Brodie was also a Fellow of the Chemical Society and a Fellow of King's College London.

Following the start of the first world war, Brodie joined the medical services of the Canadian Army as a captain and accompanied the No. 4 University of Toronto Base Hospital to the United Kingdom in 1916. While in England, he was detached from No. 4 Hospital in order to focus on medical research involving the effects of wounds and disease on respiratory processes. During this research he was appointed Superintendent of a Military Hospital in Ramsgate.

==Personal life and death==
Brodie married Alice Sims circa 1895 and had three sons. In his spare time he was a keen golfer and cyclist and enjoyed practicing carpentry with his sons.

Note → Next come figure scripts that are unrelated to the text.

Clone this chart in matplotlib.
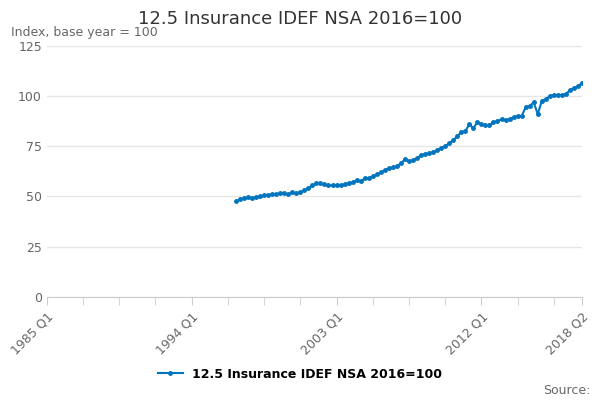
import matplotlib.pyplot as plt

title = "12.5 Insurance IDEF NSA 2016=100"
start_quarter = 47  # 1996 Q4, counted from 1985 Q1
values = [
    47.5, 48.5, 49, 49.5, 49, 49.5, 50, 50.5, 50.5, 51, 51, 51.5, 51.5, 51,
    52, 51.5, 52, 53, 54, 55.5, 56.5, 56.5, 56, 55.5, 55.5, 55.5, 55.5, 56,
    56.5, 57, 58, 57.5, 59, 59, 60, 61, 62, 63, 64, 64.5, 65,
    66.5, 68.5, 67.5, 68, 69, 70.5, 71, 71.5, 72, 73, 74, 75, 76.5, 78, 80, 82,
    82.5, 86, 84, 87, 86, 85.5, 85.5, 87, 87.5, 88.5, 88, 88.5, 89.5, 90, 90,
    94.5, 95, 97, 91, 97.5, 98.5, 100, 100.5, 100.5, 100.5, 101, 103, 104,
    105, 106.5, 108,
]
tick_labels = ["1985 Q1", "1994 Q1", "2003 Q1", "2012 Q1", "2018 Q2"]
tick_positions = [0, 36, 72, 108, 133]

x = list(range(start_quarter, start_quarter + len(values)))

fig = plt.figure(figsize=(6, 4), dpi=100)
ax = fig.add_axes([0.078, 0.258, 0.892, 0.627])
ax.plot(x, values, color="#0075bf", lw=1.5, marker="o", ms=2.5, label=title)

ax.set_xlim(0, 133)
ax.set_ylim(0, 125)
ax.set_yticks([0, 25, 50, 75, 100, 125])
ax.set_xticks(tick_positions)
ax.set_xticklabels(tick_labels, rotation=45, ha="right", rotation_mode="anchor")
ax.set_xticks(range(0, 134, 9), minor=True)
ax.tick_params(axis="x", which="both", length=6, color="#cccccc", labelcolor="#666666", labelsize=9)
ax.tick_params(axis="y", length=0, labelcolor="#666666", labelsize=9)
ax.grid(axis="y", color="#e6e6e6", lw=1)
ax.set_axisbelow(True)
for side in ["top", "right", "left"]:
    ax.spines[side].set_visible(False)
ax.spines["bottom"].set_color("#cccccc")

fig.text(0.5, 0.952, title, ha="center", va="center", fontsize=13, color="#333333", weight="medium")
fig.text(0.018, 0.918, "Index, base year = 100", ha="left", va="center", fontsize=9, color="#666666")
fig.legend(loc="center", bbox_to_anchor=(0.5, 0.065), frameon=False, prop={"size": 9, "weight": "bold"})
fig.text(0.985, 0.025, "Source:", ha="right", va="center", fontsize=9, color="#666666")

fig.savefig("out.png", dpi=100)
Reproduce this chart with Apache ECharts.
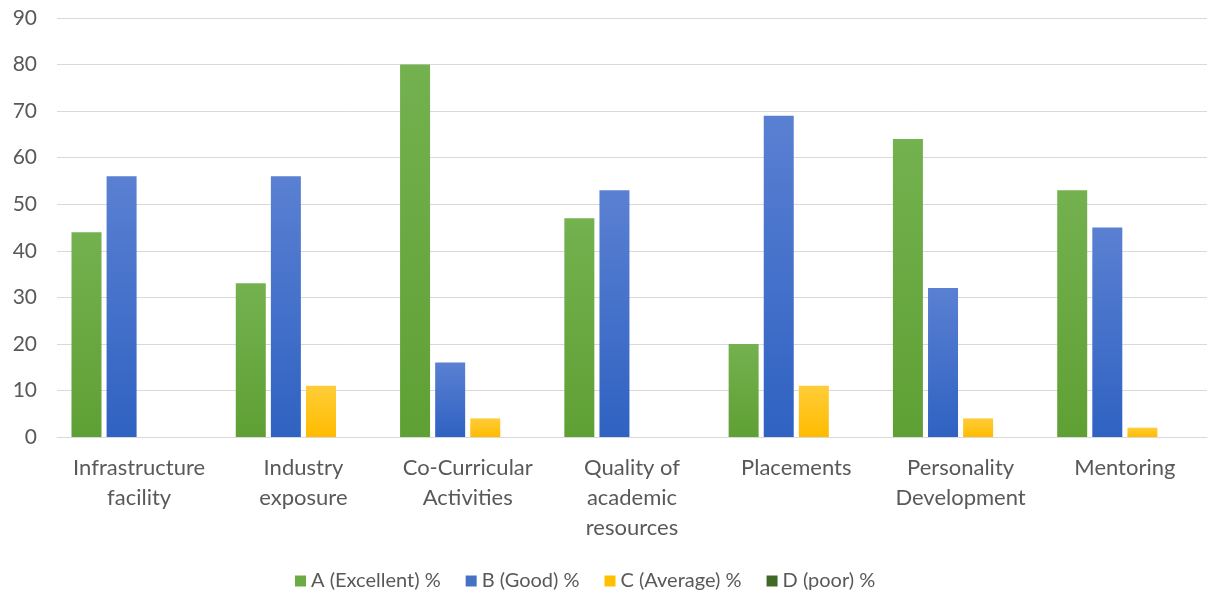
<!DOCTYPE html>
<html>
<head>
<meta charset="utf-8">
<style>
  html, body { margin: 0; padding: 0; background: #ffffff; }
  #chart { width: 1211px; height: 599px; }
</style>
<script src="https://cdn.jsdelivr.net/npm/echarts@6/dist/echarts.min.js"></script>
</head>
<body>
<div id="chart"></div>
<script>
// Feedback categories (x axis)
const categories = [
  'Infrastructure\nfacility',
  'Industry\nexposure',
  'Co-Curricular\nActivities',
  'Quality of\nacademic\nresources',
  'Placements',
  'Personality\nDevelopment',
  'Mentoring'
];

// Rating shares, percent
const excellent = [44, 33, 80, 47, 20, 64, 53];
const good      = [56, 56, 16, 53, 69, 32, 45];
const average   = [0, 11, 4, 0, 11, 4, 2];
const poor      = [0, 0, 0, 0, 0, 0, 0];

const seriesNames = ['A (Excellent) %', 'B (Good) %', 'C (Average) %', 'D (poor) %'];
const seriesData = [excellent, good, average, poor];

// Top / bottom shades of each bar fill
const shades = [
  ['#74b14f', '#5fa034'],
  ['#5a80d2', '#2f62c2'],
  ['#ffcd38', '#ffbb00'],
  ['#4a7530', '#375623']
];
const legendColors = ['#6aab43', '#4472c4', '#ffc000', '#3f6a26'];

const FONT = 'Lato, "Open Sans", sans-serif';
const TEXT = '#595959';

const chart = echarts.init(document.getElementById('chart'));

chart.setOption({
  backgroundColor: '#ffffff',
  animation: false,
  grid: { left: 57, right: 4, top: 18, bottom: 162, containLabel: false },
  legend: {
    left: 290,
    top: 566,
    itemWidth: 11,
    itemHeight: 11,
    itemGap: 25,
    icon: 'rect',
    textStyle: { fontFamily: FONT, fontSize: 20, color: TEXT },
    data: seriesNames.map((n, i) => ({ name: n, itemStyle: { color: legendColors[i] } }))
  },
  xAxis: {
    type: 'category',
    data: categories,
    axisLine: { lineStyle: { color: '#d9d9d9', width: 1 } },
    axisTick: { show: false },
    axisLabel: {
      interval: 0,
      margin: 16,
      fontFamily: FONT,
      fontSize: 22,
      lineHeight: 30,
      color: TEXT,
      align: 'center'
    }
  },
  yAxis: {
    type: 'value',
    min: 0,
    max: 90,
    interval: 10,
    axisLine: { show: false },
    axisTick: { show: false },
    splitLine: { lineStyle: { color: '#d9d9d9', width: 1 } },
    axisLabel: { margin: 20, fontFamily: FONT, fontSize: 21, color: TEXT }
  },
  series: seriesNames.map((name, i) => ({
    name: name,
    type: 'bar',
    data: seriesData[i],
    barWidth: 30,
    barGap: '17%',
    itemStyle: {
      color: new echarts.graphic.LinearGradient(0, 0, 0, 1, [
        { offset: 0, color: shades[i][0] },
        { offset: 1, color: shades[i][1] }
      ])
    }
  }))
});
</script>
</body>
</html>
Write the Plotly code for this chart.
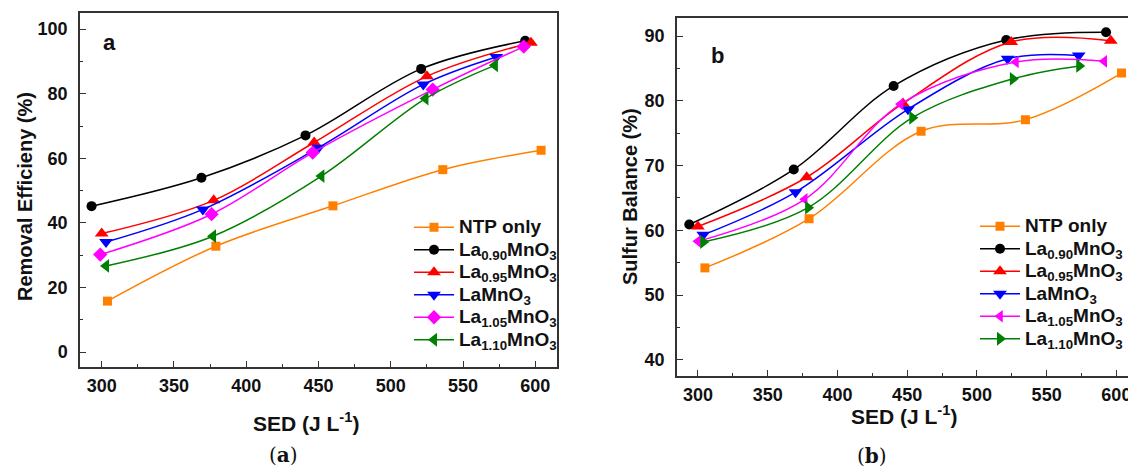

On 20 August 1916, he was taking breakfast in bed after recovering from a mild case of gout from the previous week. While reading the newspaper following the meal, he suffered a sudden and unexpected heart attack and died. His funeral was held at Hampstead Cemetery with full military honours. Several members of the Canadian armed forces attended the funeral, including major general Guy Carleton Jones.